Curing the Underfill
Curing the underfill has classically been performed in some type of convective and/or radiant oven situated in-line after the fluid dispenser. However, microwave-curing ovens have been implemented in the line because of the improvement in reduced fillet residue that is sometimes left behind. The curing schedule for the underfill depends on the type it is (snap cure, reworkable, low profile, or high performance) and the manufacturer’s recommendations.
Increasing Flip Chip Processing Throughput
The following is a list of suggestions that can help increase throughput and may reduce process defects during flip chip underfilling:
- Heat packages prior to the dispensing step.

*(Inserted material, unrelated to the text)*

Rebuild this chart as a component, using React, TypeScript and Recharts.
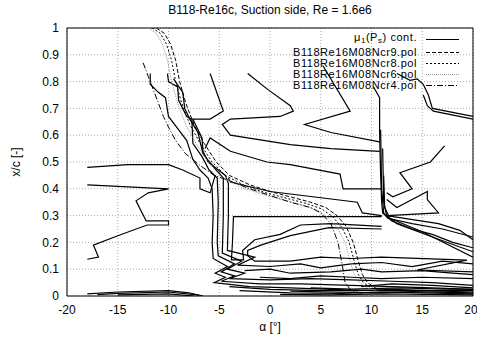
import { LineChart, Line, XAxis, YAxis, CartesianGrid, ReferenceArea, Label } from "recharts";

type Pt = { a: number; v: number };
const pts = (arr: number[][]): Pt[] => arr.map(([a, v]) => ({ a, v }));

const xTicks = [-20, -15, -10, -5, 0, 5, 10, 15, 20];
const yTicks = [0, 0.1, 0.2, 0.3, 0.4, 0.5, 0.6, 0.7, 0.8, 0.9, 1];

// transition curves from the polars
const ncr9 = [
  [-11.2, 1.0], [-10.4, 0.98], [-9.8, 0.94], [-9.3, 0.88], [-8.9, 0.8], [-8.3, 0.72], [-7.5, 0.64],
  [-6.5, 0.57], [-5.3, 0.5], [-4.0, 0.45], [-2, 0.415], [0, 0.39], [2, 0.37], [4, 0.35], [5.5, 0.33],
  [6.6, 0.3], [7.5, 0.26], [8.2, 0.2], [8.7, 0.13], [9.1, 0.08], [9.6, 0.05], [10.4, 0.03], [11, 0.02],
];
const ncr8 = [
  [-11.6, 1.0], [-10.8, 0.98], [-10.2, 0.94], [-9.7, 0.88], [-9.3, 0.8], [-8.7, 0.72], [-7.9, 0.64],
  [-6.9, 0.57], [-5.7, 0.5], [-4.4, 0.45], [-2.4, 0.41], [-0.4, 0.385], [1.6, 0.365], [3.6, 0.345],
  [5.1, 0.325], [6.2, 0.295], [7.1, 0.255], [7.8, 0.2], [8.3, 0.13], [8.7, 0.08], [9.2, 0.05],
  [10, 0.03], [10.8, 0.02],
];
const ncr6 = [
  [-12.0, 1.0], [-11.2, 0.98], [-10.6, 0.94], [-10.1, 0.88], [-9.7, 0.8], [-9.1, 0.72], [-8.3, 0.64],
  [-7.3, 0.57], [-6.1, 0.5], [-4.8, 0.445], [-2.8, 0.405], [-0.8, 0.38], [1.2, 0.36], [3.2, 0.34],
  [4.7, 0.32], [5.8, 0.29], [6.7, 0.25], [7.4, 0.2], [7.9, 0.13], [8.3, 0.08], [8.8, 0.05],
  [9.6, 0.03], [10.5, 0.02],
];
const ncr4 = [
  [-12.5, 0.87], [-12.0, 0.82], [-11.3, 0.75], [-10.5, 0.67], [-10.0, 0.63], [-9.3, 0.58], [-8.3, 0.53],
  [-7, 0.49], [-5.5, 0.45], [-4, 0.43], [-2, 0.4], [0, 0.375], [2, 0.35], [4, 0.33], [5, 0.31],
  [6, 0.27], [6.7, 0.2], [7.1, 0.12], [7.4, 0.05], [8, 0.02], [9, 0.01],
];

// mu_1(P_s) contour lines
const contours = [
  [[-11.8, 0.83], [-11.8, 0.79], [-11.0, 0.76], [-10.3, 0.74], [-10.0, 0.67], [-9.2, 0.63], [-8.2, 0.58],
    [-7.6, 0.51], [-6.9, 0.47], [-6.1, 0.44], [-5.7, 0.4], [-5.6, 0.3], [-5.7, 0.2], [-5.6, 0.14],
    [-4.2, 0.11], [-5.4, 0.085], [-4.4, 0.07], [-5.5, 0.05], [-2, 0.035], [2, 0.03], [6, 0.025],
    [10, 0.02], [15, 0.02], [20, 0.015]],
  [[-10.1, 0.83], [-10.0, 0.8], [-9.1, 0.78], [-9.0, 0.73], [-8.2, 0.67], [-7.7, 0.66], [-7.6, 0.57],
    [-6.7, 0.52], [-6.0, 0.47], [-5.2, 0.44], [-5.1, 0.35], [-5.2, 0.2], [-5.1, 0.15], [-3.5, 0.12],
    [-4.8, 0.09], [-3.5, 0.075], [-4.8, 0.055], [-1, 0.045], [3, 0.045], [8, 0.04], [12, 0.035],
    [16, 0.03], [20, 0.025]],
  [[-9.5, 0.81], [-8.6, 0.76], [-8.4, 0.7], [-7.9, 0.66], [-7.1, 0.61], [-6.6, 0.53], [-5.3, 0.47],
    [-4.6, 0.44], [-4.6, 0.3], [-4.7, 0.16], [-2.8, 0.13], [-4.2, 0.1], [-2.5, 0.085], [-4, 0.065],
    [0, 0.06], [4, 0.065], [8, 0.06], [12, 0.055], [16, 0.05], [20, 0.04]],
  [[-5.9, 0.83], [-4.6, 0.69], [-5.9, 0.66], [-7.6, 0.66], [-6.7, 0.59], [-6.6, 0.54], [-6.1, 0.5],
    [-5.6, 0.485], [-4.4, 0.45], [-4.1, 0.42], [-4.1, 0.3], [-4.2, 0.17], [-1.5, 0.145], [-3.2, 0.115],
    [0, 0.11], [3, 0.12], [5, 0.105], [8, 0.12], [11, 0.125], [14, 0.11], [17, 0.13], [20, 0.12]],
  [[-18, 0.48], [-14, 0.49], [-10, 0.49], [-8.6, 0.47], [-6.9, 0.44], [-6.9, 0.4], [-5.9, 0.385],
    [-5.4, 0.45]],
  [[-18, 0.415], [-10, 0.4], [-12, 0.385], [-13.2, 0.355], [-12.2, 0.28], [-10, 0.28], [-10, 0.265],
    [-12.1, 0.265], [-15, 0.225], [-17.4, 0.19], [-16.9, 0.145], [-18, 0.137]],
  [[-6.4, 0.55], [-5.9, 0.59], [-3.9, 0.54], [-0.3, 0.5], [2, 0.49], [6.9, 0.455], [7.2, 0.4], [11, 0.4]],
  [[-4.1, 0.44], [-3.9, 0.425], [0, 0.39], [8.6, 0.35], [9.1, 0.31], [11, 0.3]],
  [[-2.2, 0.83], [-0.2, 0.77], [2, 0.71], [2.3, 0.69], [1, 0.67], [-3.9, 0.66], [-4.7, 0.64],
    [-3.9, 0.6], [2, 0.565], [6, 0.55], [10.8, 0.54]],
  [[5.2, 0.86], [7.9, 0.69], [3.4, 0.64], [6, 0.61], [10.8, 0.575]],
  [[11, 0.296], [-3.6, 0.296], [-3.7, 0.2], [-3.8, 0.135], [-2.6, 0.135], [-2.7, 0.17], [-1.5, 0.21],
    [1, 0.23], [3, 0.265], [6, 0.27], [11, 0.26]],
  [[11, 0.25], [5.8, 0.255], [2, 0.225], [-0.9, 0.19], [-2.2, 0.17], [-2.2, 0.15], [-1.5, 0.13],
    [2, 0.13], [5, 0.145], [8, 0.14], [11, 0.145], [19.4, 0.134], [14.5, 0.097], [20, 0.09]],
  [[-2.5, 0.095], [0, 0.1], [2, 0.085], [6, 0.09], [9, 0.1], [11, 0.09], [15, 0.095], [18, 0.085],
    [20, 0.08]],
  [[-1, 0.07], [2, 0.065], [5, 0.075], [8, 0.07], [11, 0.065], [15, 0.07], [20, 0.065]],
  [[10.2, 0.78], [10.8, 0.74], [10.8, 0.6], [10.9, 0.45], [11.0, 0.35], [11.1, 0.31], [12, 0.28],
    [14, 0.25], [16, 0.23], [18, 0.2], [20, 0.18]],
  [[10.9, 0.62], [11.0, 0.4], [11.2, 0.31], [11.6, 0.29], [14, 0.27], [17, 0.25], [20, 0.22]],
  [[11.1, 0.55], [11.2, 0.35], [11.5, 0.3], [12.5, 0.27], [16, 0.22], [20, 0.165]],
  [[11.2, 0.45], [11.3, 0.33], [11.8, 0.29], [15, 0.24], [20, 0.145]],
  [[11.5, 0.3], [16.6, 0.27], [18.7, 0.245], [20, 0.21]],
  [[17.2, 0.56], [15.8, 0.5], [12.8, 0.46], [14, 0.4], [12.1, 0.37], [11.5, 0.385]],
  [[11.5, 0.36], [12.5, 0.33], [15.5, 0.39], [15.5, 0.36], [16.6, 0.31], [11.5, 0.3]],
  [[12.5, 0.83], [13.8, 0.805], [14.5, 0.81], [15.1, 0.79], [15.6, 0.75], [16, 0.7], [20, 0.67]],
  [[15.1, 0.75], [15.5, 0.71], [16.1, 0.69], [20, 0.66]],
  [[-18, 0.008], [-15, 0.015], [-10, 0.02], [-8, 0.012], [-6.6, 0.0]],
  [[-17, 0.005], [-15, 0.01], [-10, 0.015], [-7, 0.003]],
  [[-15, 0.004], [-10, 0.008], [-7.5, 0.0]],
  [[-4, 0.035], [0, 0.025], [5, 0.02], [9, 0.02], [12, 0.025], [16, 0.02], [20, 0.02]],
  [[-3, 0.02], [2, 0.012], [7, 0.01], [11, 0.015], [15, 0.012], [20, 0.008]],
  [[1, 0.006], [6, 0.004], [11, 0.008], [20, 0.004]],
  [[9, 0.035], [12, 0.045], [16, 0.04], [20, 0.03]],
  [[2, 0.018], [6, 0.015], [10, 0.012], [14, 0.016], [20, 0.012]],
  [[4, 0.03], [8, 0.026], [13, 0.03], [17, 0.026], [20, 0.025]],
];

const legendRows = [
  { label: "cont.", dash: "", color: "#000", mu: true },
  { label: "B118Re16M08Ncr9.pol", dash: "4 2", color: "#000" },
  { label: "B118Re16M08Ncr8.pol", dash: "2 2", color: "#000" },
  { label: "B118Re16M08Ncr6.pol", dash: "1 1", color: "#999" },
  { label: "B118Re16M08Ncr4.pol", dash: "6 2 1 2", color: "#000" },
];
const legendCenters = [37.5, 52, 63.3, 74.6, 85.9];

const font = '"Liberation Sans", Arial, sans-serif';

export default function App() {
  const polars = [
    { d: ncr9, dash: "4 2", color: "#000" },
    { d: ncr8, dash: "2 2", color: "#000" },
    { d: ncr6, dash: "1 1", color: "#999" },
    { d: ncr4, dash: "6 2 1 2", color: "#000" },
  ];
  return (
    <div style={{ position: "absolute", left: 0, top: 0, width: 477, height: 338, fontFamily: font, background: "#fff" }}>
      <div style={{ position: "absolute", top: 3, left: 67, width: 406, textAlign: "center", fontSize: 12 }}>
        B118-Re16c, Suction side, Re = 1.6e6
      </div>
      <LineChart width={477} height={338} margin={{ top: 28, right: 4, bottom: 0, left: 0 }}>
        <CartesianGrid stroke="#aaa" strokeDasharray="1 2" />
        <XAxis
          type="number"
          dataKey="a"
          domain={[-20, 20]}
          ticks={xTicks}
          allowDataOverflow
          height={42}
          tickLine={false}
          axisLine={false}
          tickSize={0}
          tickMargin={9}
          tick={{ fill: "#000", fontSize: 12, fontFamily: font }}
        >
          <Label value="α [°]" position="insideBottom" offset={7} fill="#000" fontSize={12} fontFamily={font} />
        </XAxis>
        <YAxis
          type="number"
          dataKey="v"
          domain={[0, 1]}
          ticks={yTicks}
          allowDataOverflow
          width={67}
          tickLine={false}
          axisLine={false}
          tickSize={0}
          tickMargin={8}
          tick={{ fill: "#000", fontSize: 12, fontFamily: font }}
        >
          <Label value="x/c [-]" angle={-90} position="insideLeft" offset={16} fill="#000" fontSize={12} fontFamily={font} style={{ textAnchor: "middle" }} />
        </YAxis>
        {contours.map((c, i) => (
          <Line
            key={"c" + i}
            data={pts(c)}
            dataKey="v"
            stroke="#000"
            strokeWidth={1.2}
            dot={false}
            activeDot={false}
            isAnimationActive={false}
            type="linear"
          />
        ))}
        {polars.map((p, i) => (
          <Line
            key={"p" + i}
            data={pts(p.d)}
            dataKey="v"
            stroke={p.color}
            strokeWidth={1}
            strokeDasharray={p.dash}
            dot={false}
            activeDot={false}
            isAnimationActive={false}
            type="linear"
          />
        ))}
        <ReferenceArea x1={-20} x2={20} y1={0} y2={1} fill="none" fillOpacity={0} stroke="#000" strokeWidth={1} ifOverflow="visible" />
      </LineChart>
      {legendRows.map((r, i) => (
        <div
          key={i}
          style={{ position: "absolute", top: legendCenters[i] - 5.5, left: 220, width: 250, height: 11, fontSize: 11, lineHeight: "11px", letterSpacing: 0.55 }}
        >
          <div style={{ position: "absolute", left: 0, top: 0, width: 197, textAlign: "right", whiteSpace: "nowrap" }}>
            {r.mu ? (
              <span>
                μ<span style={{ fontSize: 8, position: "relative", top: 2 }}>1</span>(P
                <span style={{ fontSize: 8, position: "relative", top: 2 }}>s</span>) {r.label}
              </span>
            ) : (
              r.label
            )}
          </div>
          <svg width={40} height={11} style={{ position: "absolute", left: 206, top: r.mu ? 2 : 0 }}>
            <line x1={0} y1={5.5} x2={33} y2={5.5} stroke={r.color} strokeWidth={r.mu ? 1.2 : 1} strokeDasharray={r.dash || undefined} />
          </svg>
        </div>
      ))}
    </div>
  );
}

- Add a post-dispense station to complete the fillet around the perimeter of the chip and/or to dispense more fluid under the die if required. This will prevent a bottleneck where the original underfilling step took place.
- Use a dispenser that has automated set-up procedures and can automatically calibrate the volume required to underfill the flip chip.
- Use a dispenser with automatic fiducial recognition software.
- Choose a pump or valve with a fast flow rate to help reduce dispensing time.
- Use easy to clean pumps or valves, preferably ones that can be cleaned off-line to reduce down time. Having more than one pump or valve ready to change will also keep your line from shutting down.
- Use multiple dispensers to do more than one flip chip in a single pass.
- Manipulate the statistical process control data from your dispenser so the quality of your product can be monitored while maintaining a consistent throughput.